Y quizás por eso mis estándares hacia los hombres son tan altos…
Pero también quiero devolverles su justo valor a los hombres, que considero nuestros iguales.
Diferentes, sí, pero iguales.
El hombre, para mí, es un constructor, un trazador de dirección, un explorador. Lleva dentro una potencia de acción que, cuando está alineada, le permite crear en la materia todo lo que elige con su ser entero.
Y tengo una admiración profunda por esa capacidad: su resiliencia, su enfoque, su pasión, su don de superación.

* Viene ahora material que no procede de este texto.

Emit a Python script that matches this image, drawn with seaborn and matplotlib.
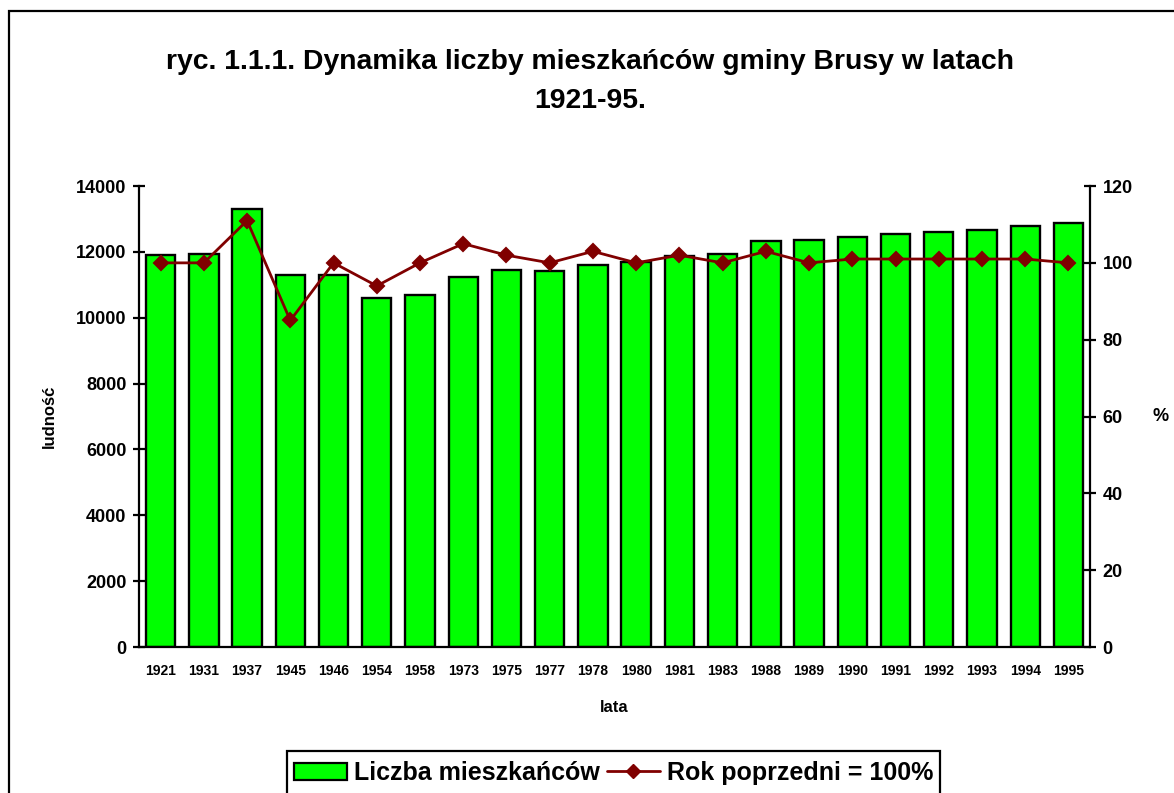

Son cualidades que, en mi vida, me inspiran cada día.
Creo que la verdadera revolución no vendrá de un sexo que domina al otro, sino de la unión consciente de ambas energías, en nosotros y entre nosotros. Porque todos tenemos una parte femenina y una parte masculina. La clave es aprender a encarnarlas juntas, sin rechazar ninguna.
La mujer, por esencia, crea la visión, igual que da la vida.
Es el faro que ilumina el destino, la voz de la intuición y de la sabiduría que marca el rumbo.
El hombre, por su parte, encuentra los medios para hacer realidad esa visión.
Despliega su potencial para transformar la idea en realidad, explora, construye, abre el camino.
Así es como podemos coexistir en nuestras fuerzas respectivas, poniendo lo mejor de nuestras energías al servicio del mundo.
Pero para eso, hace falta un ajuste de ambos lados:
– Nosotras, las mujeres, debemos cultivar nuestra sabiduría y nuestra intuición, pero también desarrollar ciertos rasgos del masculino — claridad, dirección, estructura — para transmitir nuestras visiones de forma concreta y audible.
– Los hombres, ellos, deben aprender a abrirse a su interior, a cultivar el don de entregarse, a superar su orgullo para escuchar y honrar la voz del femenino — dentro de sí mismos, y en la mujer que encuentran.
Creo que el verdadero poder de mañana estará en esa danza sagrada: una mujer que se atreve a iluminar el camino, y un hombre que se atreve a poner toda su fuerza para recorrerlo.
No en la jerarquía, sino en la complementariedad.
Porque en el fondo, devolver el poder a las mujeres no es quitárselo a los hombres.
Es invitar a ambos a reencontrar su grandeza, juntos.